Repeat all the material exactly; pictures stay out of your copy.
═══ Collected data
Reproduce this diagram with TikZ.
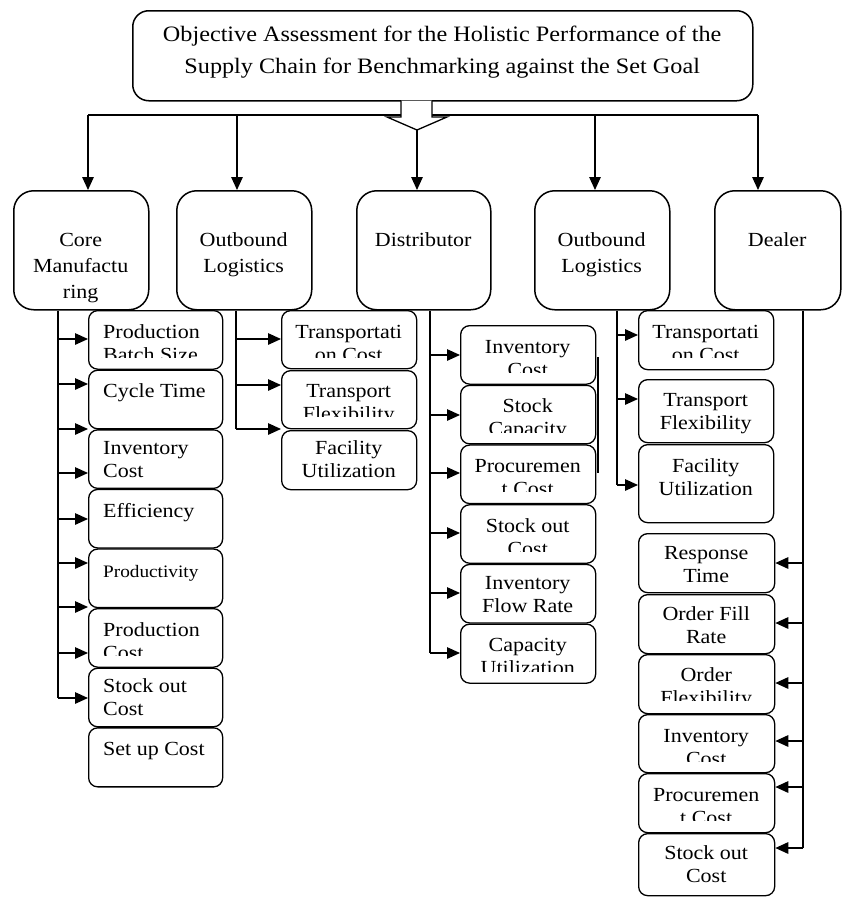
\documentclass[tikz,border=0pt]{standalone}
\usepackage{fontspec}
\setmainfont{Liberation Serif}[FakeStretch=1.1]
\usetikzlibrary{arrows.meta}
\tikzset{
  topbox/.style={draw, line width=1.5pt, rounded corners=16pt, inner sep=0pt, anchor=north west},
  lonebox/.style={draw, line width=1.5pt, rounded corners=20pt, inner sep=0pt, anchor=north west},
  cbox/.style={draw, line width=1.3pt, rounded corners=9pt, inner sep=0pt, anchor=north west},
  ctext/.style={inner sep=0pt, anchor=base west, font=\fontsize{20}{23}\selectfont},
  conn/.style={line width=1.4pt},
  arr/.style={conn, -{Triangle[length=13pt,width=11.5pt]}}
}
% visible text: name x y w h baseline-offset alignment text
\newcommand\cbx[8]{%
  \node[cbox, minimum width=#4pt, minimum height=#5pt] (#1) at (#2,#3) {};
  \begin{scope}
    \clip (#2,#3) rectangle ({#2+#4},{#3+#5-6});
    \node[ctext] (#1t) at (#2,{#3+#6}) {\parbox[t]{#4pt}{#7 #8}};
  \end{scope}}
% text cut at the box bottom
\newcommand\cbc[8]{%
  \node[cbox, minimum width=#4pt, minimum height=#5pt] (#1) at (#2,#3) {};
  \begin{scope}
    \clip (#2,#3) rectangle ({#2+#4},{#3+#6+19.5});
    \node[ctext] (#1t) at (#2,{#3+#6}) {\parbox[t]{#4pt}{#7 #8}};
  \end{scope}}
\newcommand\lonx[6]{% name x y w h text
  \node[lonebox, minimum width=#4pt, minimum height=#5pt] (#1) at (#2,#3) {};
  \node[inner sep=0pt, anchor=base west, font=\fontsize{20}{26}\selectfont] (#1t) at (#2,{#3+56}) {\parbox[t]{#4pt}{\centering #6}};}
\def\LA{\raggedright\leftskip=15pt\relax}
\def\CA{\centering}
\begin{document}
\begin{tikzpicture}[x=1pt,y=-1pt]
\useasboundingbox (0,0) rectangle (841,897);

% top box
\node[topbox, minimum width=620pt, minimum height=90pt] (top) at (132,10) {};
\node[inner sep=0pt, anchor=base west, font=\fontsize{22}{31.5}\selectfont] (topt) at (132,41.5)
  {\parbox[t]{620pt}{\centering Objective Assessment for the Holistic Performance of the\\Supply Chain for Benchmarking against the Set Goal}};

% level one
\lonx{core}{13}{190}{135}{119}{Core\\Manufactu\\ring}
\lonx{obl}{176}{190}{135}{119}{Outbound\\Logistics}
\lonx{dist}{356}{190}{134}{119}{Distributor}
\lonx{obr}{534}{190}{135}{119}{Outbound\\Logistics}
\lonx{deal}{714}{190}{126}{119}{Dealer}

% bus and arrows
\coordinate (b1) at (88,115);
\coordinate (b2) at (237,115);
\coordinate (b3) at (417,115);
\coordinate (b4) at (595,115);
\coordinate (b5) at (758,115);
\draw[conn] (b1) -- (b5);
\draw[arr] (b1) -- (b1 |- core.north);
\draw[arr] (b2) -- (b2 |- obl.north);
\draw[arr] (b3) -- (b3 |- dist.north);
\draw[arr] (b4) -- (b4 |- obr.north);
\draw[arr] (b5) -- (b5 |- deal.north);
% hollow arrow
\draw[line width=1.3pt, fill=white, line join=miter] (401,100.5) -- (401,117) -- (387,117) -- (417,130) -- (447,117) -- (432,117) -- (432,100.5);

% core manufacturing children
\cbc{c1}{88}{310}{134}{58.5}{28}{\LA}{Production\\Batch Size}
\cbx{c2}{88}{369.6}{134}{58.5}{28}{\LA}{Cycle Time}
\cbx{c3}{88}{429.2}{134}{58.5}{25}{\LA}{Inventory\\Cost}
\cbx{c4}{88}{488.8}{134}{58.5}{29}{\LA}{Efficiency}
\cbx{c5}{88}{548.4}{134}{58.5}{29}{\LA}{{\fontsize{17.5}{23}\selectfont Productivity}}
\cbc{c6}{88}{608}{134}{58.5}{28}{\LA}{Production\\Cost}
\cbx{c7}{88}{667.6}{134}{58.5}{25}{\LA}{Stock out\\Cost}
\cbx{c8}{88}{727.2}{134}{59}{28}{\LA}{Set up Cost}
\coordinate (ctop) at (58,0 |- core.south);
\coordinate (cbot) at (58,698);
\draw[conn] (ctop) -- (cbot);
\foreach \yy in {339,384,429,473,519,563,607,653,698}
  \draw[arr] (58,\yy) -- (c1.west |- 58,\yy);

% outbound logistics (left) children
\cbc{ol1}{281}{310}{135}{58}{28}{\CA}{Transportati\\on Cost}
\cbc{ol2}{281}{370}{135}{58}{27}{\CA}{Transport\\Flexibility}
\cbx{ol3}{281}{430}{135}{59}{24}{\CA}{Facility\\Utilization}
\coordinate (oltop) at (236,0 |- obl.south);
\coordinate (olbot) at (236,429);
\draw[conn] (oltop) -- (olbot);
\foreach \yy in {339,385,429}
  \draw[arr] (236,\yy) -- (ol1.west |- 236,\yy);

% distributor children
\cbc{d1}{460}{325}{135}{58.5}{28}{\CA}{Inventory\\Cost}
\cbc{d2}{460}{384.7}{135}{58.5}{28}{\CA}{Stock\\Capacity}
\cbc{d3}{460}{444.4}{135}{58.5}{28}{\CA}{Procuremen\\t Cost}
\cbc{d4}{460}{504.1}{135}{58.5}{28}{\CA}{Stock out\\Cost}
\cbx{d5}{460}{563.8}{135}{58.5}{26}{\CA}{Inventory\\Flow Rate}
\cbc{d6}{460}{623.5}{135}{59}{28}{\CA}{Capacity\\Utilization}
\coordinate (dtop) at (430,0 |- dist.south);
\coordinate (dbot) at (430,653);
\draw[conn] (dtop) -- (dbot);
\foreach \yy in {355,415,473,533,593,653}
  \draw[arr] (430,\yy) -- (d1.west |- 430,\yy);
\draw[line width=2pt] (597.5,357) -- (597.5,473);

% outbound logistics (right) children
\cbc{or1}{638}{310}{135}{59}{28}{\CA}{Transportati\\on Cost}
\cbx{or2}{638}{379}{135}{63}{27}{\CA}{Transport\\Flexibility}
\cbx{or3}{638}{444}{135}{78}{28}{\CA}{Facility\\Utilization}
\coordinate (ortop) at (617,0 |- obr.south);
\coordinate (orbot) at (617,485);
\draw[conn] (ortop) -- (orbot);
\foreach \yy in {335,399,485}
  \draw[arr] (617,\yy) -- (or1.west |- 617,\yy);

% dealer children
\cbx{e1}{638}{533}{136}{59}{26}{\CA}{Response\\Time}
\cbx{e2}{638}{594}{136}{59}{26}{\CA}{Order Fill\\Rate}
\cbc{e3}{638}{654}{136}{59}{27}{\CA}{Order\\Flexibility}
\cbc{e4}{638}{714}{136}{58}{28}{\CA}{Inventory\\Cost}
\cbc{e5}{638}{773}{136}{59}{28}{\CA}{Procuremen\\t Cost}
\cbx{e6}{638}{833}{136}{62}{26}{\CA}{Stock out\\Cost}
\coordinate (etop) at (803,0 |- deal.south);
\coordinate (ebot) at (803,848);
\draw[conn] (etop) -- (ebot);
\foreach \yy in {563,623,683,741,787,848}
  \draw[arr] (803,\yy) -- (e1.east |- 803,\yy);
\end{tikzpicture}
\end{document}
══════
■ Reply to the task:
Reproduce this diagram with TikZ.
\documentclass[tikz,border=0pt]{standalone}
\usepackage{fontspec}
\setmainfont{Liberation Serif}[FakeStretch=1.1]
\usetikzlibrary{arrows.meta}
\tikzset{
  topbox/.style={draw, line width=1.5pt, rounded corners=16pt, inner sep=0pt, anchor=north west},
  lonebox/.style={draw, line width=1.5pt, rounded corners=20pt, inner sep=0pt, anchor=north west},
  cbox/.style={draw, line width=1.3pt, rounded corners=9pt, inner sep=0pt, anchor=north west},
  ctext/.style={inner sep=0pt, anchor=base west, font=\fontsize{20}{23}\selectfont},
  conn/.style={line width=1.4pt},
  arr/.style={conn, -{Triangle[length=13pt,width=11.5pt]}}
}
% visible text: name x y w h baseline-offset alignment text
\newcommand\cbx[8]{%
  \node[cbox, minimum width=#4pt, minimum height=#5pt] (#1) at (#2,#3) {};
  \begin{scope}
    \clip (#2,#3) rectangle ({#2+#4},{#3+#5-6});
    \node[ctext] (#1t) at (#2,{#3+#6}) {\parbox[t]{#4pt}{#7 #8}};
  \end{scope}}
% text cut at the box bottom
\newcommand\cbc[8]{%
  \node[cbox, minimum width=#4pt, minimum height=#5pt] (#1) at (#2,#3) {};
  \begin{scope}
    \clip (#2,#3) rectangle ({#2+#4},{#3+#6+19.5});
    \node[ctext] (#1t) at (#2,{#3+#6}) {\parbox[t]{#4pt}{#7 #8}};
  \end{scope}}
\newcommand\lonx[6]{% name x y w h text
  \node[lonebox, minimum width=#4pt, minimum height=#5pt] (#1) at (#2,#3) {};
  \node[inner sep=0pt, anchor=base west, font=\fontsize{20}{26}\selectfont] (#1t) at (#2,{#3+56}) {\parbox[t]{#4pt}{\centering #6}};}
\def\LA{\raggedright\leftskip=15pt\relax}
\def\CA{\centering}
\begin{document}
\begin{tikzpicture}[x=1pt,y=-1pt]
\useasboundingbox (0,0) rectangle (841,897);

% top box
\node[topbox, minimum width=620pt, minimum height=90pt] (top) at (132,10) {};
\node[inner sep=0pt, anchor=base west, font=\fontsize{22}{31.5}\selectfont] (topt) at (132,41.5)
  {\parbox[t]{620pt}{\centering Objective Assessment for the Holistic Performance of the\\Supply Chain for Benchmarking against the Set Goal}};

% level one
\lonx{core}{13}{190}{135}{119}{Core\\Manufactu\\ring}
\lonx{obl}{176}{190}{135}{119}{Outbound\\Logistics}
\lonx{dist}{356}{190}{134}{119}{Distributor}
\lonx{obr}{534}{190}{135}{119}{Outbound\\Logistics}
\lonx{deal}{714}{190}{126}{119}{Dealer}

% bus and arrows
\coordinate (b1) at (88,115);
\coordinate (b2) at (237,115);
\coordinate (b3) at (417,115);
\coordinate (b4) at (595,115);
\coordinate (b5) at (758,115);
\draw[conn] (b1) -- (b5);
\draw[arr] (b1) -- (b1 |- core.north);
\draw[arr] (b2) -- (b2 |- obl.north);
\draw[arr] (b3) -- (b3 |- dist.north);
\draw[arr] (b4) -- (b4 |- obr.north);
\draw[arr] (b5) -- (b5 |- deal.north);
% hollow arrow
\draw[line width=1.3pt, fill=white, line join=miter] (401,100.5) -- (401,117) -- (387,117) -- (417,130) -- (447,117) -- (432,117) -- (432,100.5);

% core manufacturing children
\cbc{c1}{88}{310}{134}{58.5}{28}{\LA}{Production\\Batch Size}
\cbx{c2}{88}{369.6}{134}{58.5}{28}{\LA}{Cycle Time}
\cbx{c3}{88}{429.2}{134}{58.5}{25}{\LA}{Inventory\\Cost}
\cbx{c4}{88}{488.8}{134}{58.5}{29}{\LA}{Efficiency}
\cbx{c5}{88}{548.4}{134}{58.5}{29}{\LA}{{\fontsize{17.5}{23}\selectfont Productivity}}
\cbc{c6}{88}{608}{134}{58.5}{28}{\LA}{Production\\Cost}
\cbx{c7}{88}{667.6}{134}{58.5}{25}{\LA}{Stock out\\Cost}
\cbx{c8}{88}{727.2}{134}{59}{28}{\LA}{Set up Cost}
\coordinate (ctop) at (58,0 |- core.south);
\coordinate (cbot) at (58,698);
\draw[conn] (ctop) -- (cbot);
\foreach \yy in {339,384,429,473,519,563,607,653,698}
  \draw[arr] (58,\yy) -- (c1.west |- 58,\yy);

% outbound logistics (left) children
\cbc{ol1}{281}{310}{135}{58}{28}{\CA}{Transportati\\on Cost}
\cbc{ol2}{281}{370}{135}{58}{27}{\CA}{Transport\\Flexibility}
\cbx{ol3}{281}{430}{135}{59}{24}{\CA}{Facility\\Utilization}
\coordinate (oltop) at (236,0 |- obl.south);
\coordinate (olbot) at (236,429);
\draw[conn] (oltop) -- (olbot);
\foreach \yy in {339,385,429}
  \draw[arr] (236,\yy) -- (ol1.west |- 236,\yy);

% distributor children
\cbc{d1}{460}{325}{135}{58.5}{28}{\CA}{Inventory\\Cost}
\cbc{d2}{460}{384.7}{135}{58.5}{28}{\CA}{Stock\\Capacity}
\cbc{d3}{460}{444.4}{135}{58.5}{28}{\CA}{Procuremen\\t Cost}
\cbc{d4}{460}{504.1}{135}{58.5}{28}{\CA}{Stock out\\Cost}
\cbx{d5}{460}{563.8}{135}{58.5}{26}{\CA}{Inventory\\Flow Rate}
\cbc{d6}{460}{623.5}{135}{59}{28}{\CA}{Capacity\\Utilization}
\coordinate (dtop) at (430,0 |- dist.south);
\coordinate (dbot) at (430,653);
\draw[conn] (dtop) -- (dbot);
\foreach \yy in {355,415,473,533,593,653}
  \draw[arr] (430,\yy) -- (d1.west |- 430,\yy);
\draw[line width=2pt] (597.5,357) -- (597.5,473);

% outbound logistics (right) children
\cbc{or1}{638}{310}{135}{59}{28}{\CA}{Transportati\\on Cost}
\cbx{or2}{638}{379}{135}{63}{27}{\CA}{Transport\\Flexibility}
\cbx{or3}{638}{444}{135}{78}{28}{\CA}{Facility\\Utilization}
\coordinate (ortop) at (617,0 |- obr.south);
\coordinate (orbot) at (617,485);
\draw[conn] (ortop) -- (orbot);
\foreach \yy in {335,399,485}
  \draw[arr] (617,\yy) -- (or1.west |- 617,\yy);

% dealer children
\cbx{e1}{638}{533}{136}{59}{26}{\CA}{Response\\Time}
\cbx{e2}{638}{594}{136}{59}{26}{\CA}{Order Fill\\Rate}
\cbc{e3}{638}{654}{136}{59}{27}{\CA}{Order\\Flexibility}
\cbc{e4}{638}{714}{136}{58}{28}{\CA}{Inventory\\Cost}
\cbc{e5}{638}{773}{136}{59}{28}{\CA}{Procuremen\\t Cost}
\cbx{e6}{638}{833}{136}{62}{26}{\CA}{Stock out\\Cost}
\coordinate (etop) at (803,0 |- deal.south);
\coordinate (ebot) at (803,848);
\draw[conn] (etop) -- (ebot);
\foreach \yy in {563,623,683,741,787,848}
  \draw[arr] (803,\yy) -- (e1.east |- 803,\yy);
\end{tikzpicture}
\end{document}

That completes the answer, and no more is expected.